── SUPPLIED RECORDS

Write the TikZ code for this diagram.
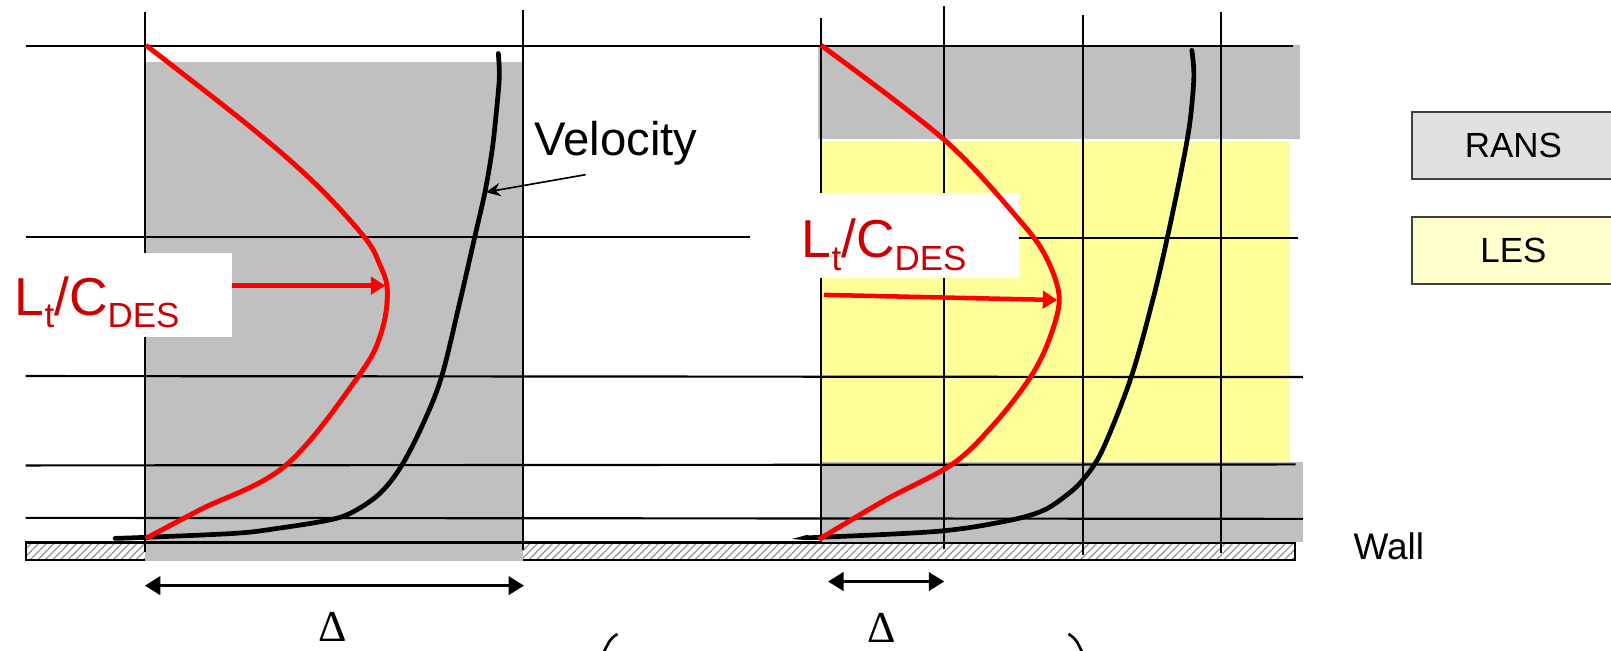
\documentclass[tikz,border=0pt]{standalone}
\usepackage{fontspec}
\setmainfont{Liberation Sans}
\newfontfamily\deltafont{Liberation Serif}
\usetikzlibrary{arrows.meta,patterns.meta}
\definecolor{rgray}{HTML}{C0C0C0}
\definecolor{ryellow}{HTML}{FFFF99}
\definecolor{lgray}{HTML}{E0E0E0}
\definecolor{lyellow}{HTML}{FFFFCC}
\definecolor{lblred}{HTML}{CC0000}
\definecolor{boxedge}{HTML}{404040}
\newcommand{\LtCdes}{L\raisebox{-6pt}{\fontsize{17}{17}\selectfont t}/C\raisebox{-6pt}{\fontsize{17}{17}\selectfont DES}}
\begin{document}
\begin{tikzpicture}[x=0.5pt,y=-0.5pt,
  gridline/.style={line width=1.05pt},
  velprof/.style={line width=2.3pt, line cap=round, black},
  redprof/.style={line width=2.4pt, red},
  redarrow/.style={line width=2.2pt, red, -{Triangle[length=7pt,width=8.5pt]}},
  deltaarrow/.style={line width=1.2pt, {Triangle[length=7.5pt,width=9pt]}-{Triangle[length=7.5pt,width=9pt]}},
  lbltext/.style={inner sep=0pt, text=lblred, font=\fontsize{26}{26}\selectfont},
  whitebox/.style={fill=white, draw=none},
  legbox/.style={draw=boxedge, line width=1pt},
  legtext/.style={inner sep=0pt, font=\fontsize{17}{17}\selectfont},
  deltatext/.style={inner sep=0pt, font=\deltafont\fontsize{21.5}{21.5}\selectfont},
]
\useasboundingbox (0,0) rectangle (1568,633);
\clip (0,0) rectangle (1568,633);

% wall
\path[pattern={Lines[angle=45,distance=2.6pt,line width=0.6pt]}, pattern color=gray!85] (25,528) rectangle (1260,545);
\draw[line width=1pt] (25,528) rectangle (1260,545);
\draw[line width=1.6pt] (25,528) -- (1260,528);

% shaded regions
\fill[rgray] (141,60) rectangle (509,546);
\fill[rgray] (796,44) rectangle (1265,135);
\fill[ryellow] (800,138) rectangle (1256,450);
\fill[rgray] (798,450) rectangle (1268,528);
\draw[line width=1pt] (141,528) -- (509,528);

% horizontal grid lines
\draw[gridline] (25,45) -- (1258,45);
\draw[gridline] (25,231) -- (730,231);
\draw[gridline] (900,232) -- (1263,232);
\draw[gridline] (25,366) -- (1268,367);
\draw[gridline] (25,453) -- (1261,452);
\draw[gridline] (25,504) -- (1268,505);

% vertical grid lines
\draw[gridline] (141,12) -- (141,537);
\draw[gridline] (509,10) -- (509,535);
\draw[gridline] (799,18) -- (799,528);
\draw[gridline] (919,6) -- (919,534);
\draw[gridline] (1054,15) -- (1054,540);
\draw[gridline] (1188,12) -- (1188,538);

% label boxes
\fill[whitebox] (0,246) rectangle (226,328);
\fill[whitebox] (760,188) rectangle (992,271);

% velocity profiles
\draw[velprof] plot[smooth,tension=0.55] coordinates {(112,524) (141,523) (230,519) (272,514) (321,506) (344,498) (370,480) (391,453) (412,412) (430,366) (448,292) (462,231) (472,187) (479,146) (483,110) (486,75) (485,52)};
\draw[velprof] plot[smooth,tension=0.55] coordinates {(786,523) (797,523) (914,517) (980,507) (1015,497) (1038,482) (1054,467) (1073,438) (1101,367) (1122,292) (1136,232) (1150,165) (1158,120) (1162,75) (1160,49)};

% length-scale profiles
\draw[redprof] plot[smooth,tension=0.6] coordinates {(142,44) (243,123) (306,178) (354,230) (369,256) (377,283) (371,324) (349,366) (278,453) (195,496) (142,524)};
\draw[redprof] plot[smooth,tension=0.55] coordinates {(799,44) (919,136) (992,214) (1018,250) (1031,290) (1021,331) (1003,367) (970,410) (928,451) (861,487) (797,525)};

% labels L_t/C_DES
\node[lbltext, anchor=base west] (lt1) at (14,307) {\LtCdes};
\node[lbltext, anchor=base west] (lt2) at (780,251) {\LtCdes};
\coordinate (box1) at (226,278);
\coordinate (tip1) at (375,278);
\draw[redarrow] (box1) -- (tip1);
\coordinate (box2) at (802,287);
\coordinate (tip2) at (1029,292);
\draw[redarrow] (box2) -- (tip2);

% velocity label
\node[inner sep=0pt, anchor=base west, font=\fontsize{23}{23}\selectfont] (veltxt) at (520,151) {Velocity};
\coordinate (velfrom) at (570,170);
\coordinate (velto) at (473,187);
\draw[line width=0.8pt, -{Stealth[length=7pt,width=6.5pt]}] (velfrom) -- (velto);

% legend
\draw[legbox, fill=lgray] (1374,109) rectangle (1640,174);
\node[legtext] (rans) at (1473,142) {RANS};
\draw[legbox, fill=lyellow] (1374,211) rectangle (1640,276);
\node[legtext] (les) at (1473,244) {LES};

% wall label
\node[inner sep=0pt, anchor=base west, font=\fontsize{18}{18}\selectfont] (wall) at (1317,545) {Wall};

% Delta arrows
\coordinate (d1a) at (141,570);
\coordinate (d1b) at (510,570);
\draw[deltaarrow] (d1a) -- (d1b);
\coordinate (d2a) at (806,566);
\coordinate (d2b) at (919,566);
\draw[deltaarrow] (d2a) -- (d2b);
\node[deltatext, anchor=base] (delta1) at (324,624) {Δ};
\node[deltatext, anchor=base] (delta2) at (858,625) {Δ};

% cut-off parentheses
\draw[line width=1.3pt] (601,617) .. controls (594,622) .. (588,634);
\draw[line width=1.3pt] (1040,617) .. controls (1047,622) .. (1053,634);
\end{tikzpicture}
\end{document}
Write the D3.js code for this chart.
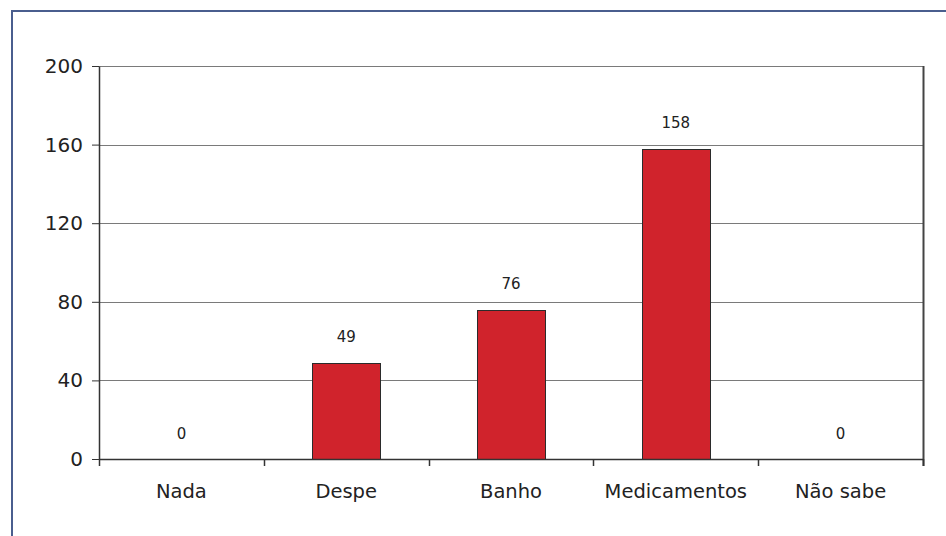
<!DOCTYPE html>
<html>
<head>
<meta charset="utf-8">
<script src="https://cdn.jsdelivr.net/npm/d3@7"></script>
<style>
  html, body { margin: 0; padding: 0; background: #fff; }
  svg { display: block; }
</style>
</head>
<body>
<script>
// Chart data
const categories = ["Nada", "Despe", "Banho", "Medicamentos", "Não sabe"];
const values = [0, 49, 76, 158, 0];
const yTicks = [0, 40, 80, 120, 160, 200];

const W = 946, H = 536;
const margin = { left: 99, right: 23, top: 66, bottom: 77 };
const innerW = W - margin.left - margin.right;
const innerH = H - margin.top - margin.bottom;
const font = "'DejaVu Sans', 'Noto Sans', sans-serif";

const svg = d3.select("body").append("svg")
  .attr("width", W).attr("height", H);

// Outer frame
svg.append("rect")
  .attr("x", 12).attr("y", 11)
  .attr("width", W + 20).attr("height", H + 20)
  .attr("fill", "none")
  .attr("stroke", "#4a5e8e")
  .attr("stroke-width", 2);

const g = svg.append("g").attr("transform", `translate(${margin.left},${margin.top})`);

const x = d3.scaleBand().domain(categories).range([0, innerW]).paddingInner(0.59).paddingOuter(0.295);
const xEdge = d3.scaleLinear().domain([0, categories.length]).range([0, innerW]);
const y = d3.scaleLinear().domain([0, 200]).range([innerH, 0]);

// Horizontal gridlines
g.append("g").selectAll("line")
  .data(yTicks.filter(d => d > 0))
  .join("line")
  .attr("x1", 0).attr("x2", innerW)
  .attr("y1", d => Math.round(y(d)) + 0.5).attr("y2", d => Math.round(y(d)) + 0.5)
  .attr("stroke", "#7a7a7a").attr("stroke-width", 1);

// Right frame line
g.append("line")
  .attr("x1", innerW + 0.5).attr("x2", innerW + 0.5)
  .attr("y1", y(200)).attr("y2", innerH + 7)
  .attr("stroke", "#444").attr("stroke-width", 2);

// Bars
g.append("g").selectAll("rect")
  .data(values.map((v, i) => ({ c: categories[i], v })).filter(d => d.v > 0))
  .join("rect")
  .attr("x", d => Math.round(x(d.c)) + 0.5)
  .attr("y", d => Math.round(y(d.v)) + 0.5)
  .attr("width", Math.round(x.bandwidth()))
  .attr("height", d => Math.round(innerH) - Math.round(y(d.v)))
  .attr("fill", "#d0232c")
  .attr("stroke", "#2b2b2b").attr("stroke-width", 1);

// Value labels
g.append("g").selectAll("text")
  .data(values.map((v, i) => ({ c: categories[i], v })))
  .join("text")
  .attr("x", d => x(d.c) + x.bandwidth() / 2)
  .attr("y", d => y(d.v) - 25)
  .attr("text-anchor", "middle")
  .attr("dominant-baseline", "middle")
  .attr("font-family", font).attr("font-size", 15)
  .attr("fill", "#222")
  .text(d => d.v);

// Y axis
const yAxis = g.append("g")
  .call(d3.axisLeft(y).tickValues(yTicks).tickSize(7).tickPadding(9).tickSizeOuter(0));
yAxis.select(".domain").attr("stroke", "#333").attr("stroke-width", 1.5);
yAxis.selectAll(".tick line").attr("stroke", "#333");
yAxis.selectAll(".tick text")
  .attr("font-family", font).attr("font-size", 20).attr("fill", "#222");

// X axis baseline with ticks at category boundaries
const xAxis = g.append("g").attr("transform", `translate(0,${innerH})`);
xAxis.append("line")
  .attr("x1", 0).attr("x2", innerW).attr("y1", 0.5).attr("y2", 0.5)
  .attr("stroke", "#333").attr("stroke-width", 1.5);
xAxis.selectAll("line.tk")
  .data(d3.range(categories.length + 1))
  .join("line").attr("class", "tk")
  .attr("x1", i => Math.round(xEdge(i)) + 0.5).attr("x2", i => Math.round(xEdge(i)) + 0.5)
  .attr("y1", 0).attr("y2", 7)
  .attr("stroke", "#333").attr("stroke-width", 1.5);
xAxis.selectAll("text")
  .data(categories)
  .join("text")
  .attr("x", d => x(d) + x.bandwidth() / 2)
  .attr("y", 33)
  .attr("text-anchor", "middle")
  .attr("dominant-baseline", "middle")
  .attr("font-family", font).attr("font-size", 19.5)
  .attr("fill", "#222")
  .text(d => d);
</script>
</body>
</html>
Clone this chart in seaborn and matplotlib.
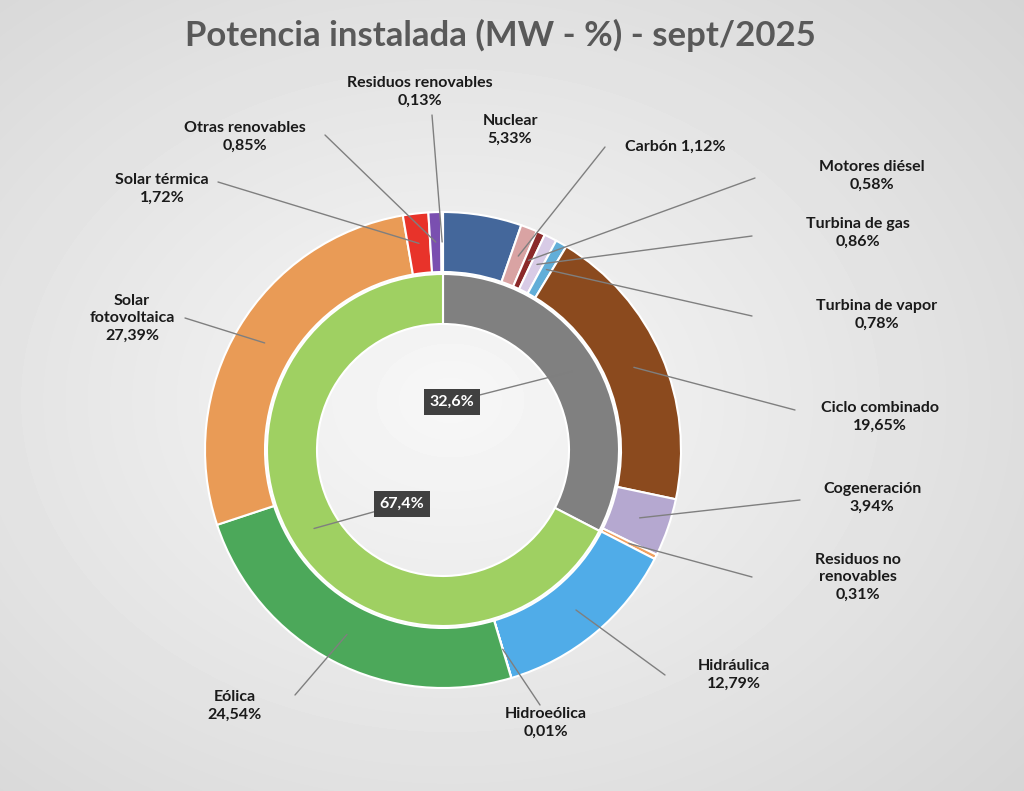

────

#### EXERCISE AIM
Leave out the pictures, then repeat the listing above exactly from its first line to the line with "(25,528) -- (1260,528);", inclusive.

#### FINISHED EXERCISE
Write the TikZ code for this diagram.
\documentclass[tikz,border=0pt]{standalone}
\usepackage{fontspec}
\setmainfont{Liberation Sans}
\newfontfamily\deltafont{Liberation Serif}
\usetikzlibrary{arrows.meta,patterns.meta}
\definecolor{rgray}{HTML}{C0C0C0}
\definecolor{ryellow}{HTML}{FFFF99}
\definecolor{lgray}{HTML}{E0E0E0}
\definecolor{lyellow}{HTML}{FFFFCC}
\definecolor{lblred}{HTML}{CC0000}
\definecolor{boxedge}{HTML}{404040}
\newcommand{\LtCdes}{L\raisebox{-6pt}{\fontsize{17}{17}\selectfont t}/C\raisebox{-6pt}{\fontsize{17}{17}\selectfont DES}}
\begin{document}
\begin{tikzpicture}[x=0.5pt,y=-0.5pt,
  gridline/.style={line width=1.05pt},
  velprof/.style={line width=2.3pt, line cap=round, black},
  redprof/.style={line width=2.4pt, red},
  redarrow/.style={line width=2.2pt, red, -{Triangle[length=7pt,width=8.5pt]}},
  deltaarrow/.style={line width=1.2pt, {Triangle[length=7.5pt,width=9pt]}-{Triangle[length=7.5pt,width=9pt]}},
  lbltext/.style={inner sep=0pt, text=lblred, font=\fontsize{26}{26}\selectfont},
  whitebox/.style={fill=white, draw=none},
  legbox/.style={draw=boxedge, line width=1pt},
  legtext/.style={inner sep=0pt, font=\fontsize{17}{17}\selectfont},
  deltatext/.style={inner sep=0pt, font=\deltafont\fontsize{21.5}{21.5}\selectfont},
]
\useasboundingbox (0,0) rectangle (1568,633);
\clip (0,0) rectangle (1568,633);

% wall
\path[pattern={Lines[angle=45,distance=2.6pt,line width=0.6pt]}, pattern color=gray!85] (25,528) rectangle (1260,545);
\draw[line width=1pt] (25,528) rectangle (1260,545);
\draw[line width=1.6pt] (25,528) -- (1260,528);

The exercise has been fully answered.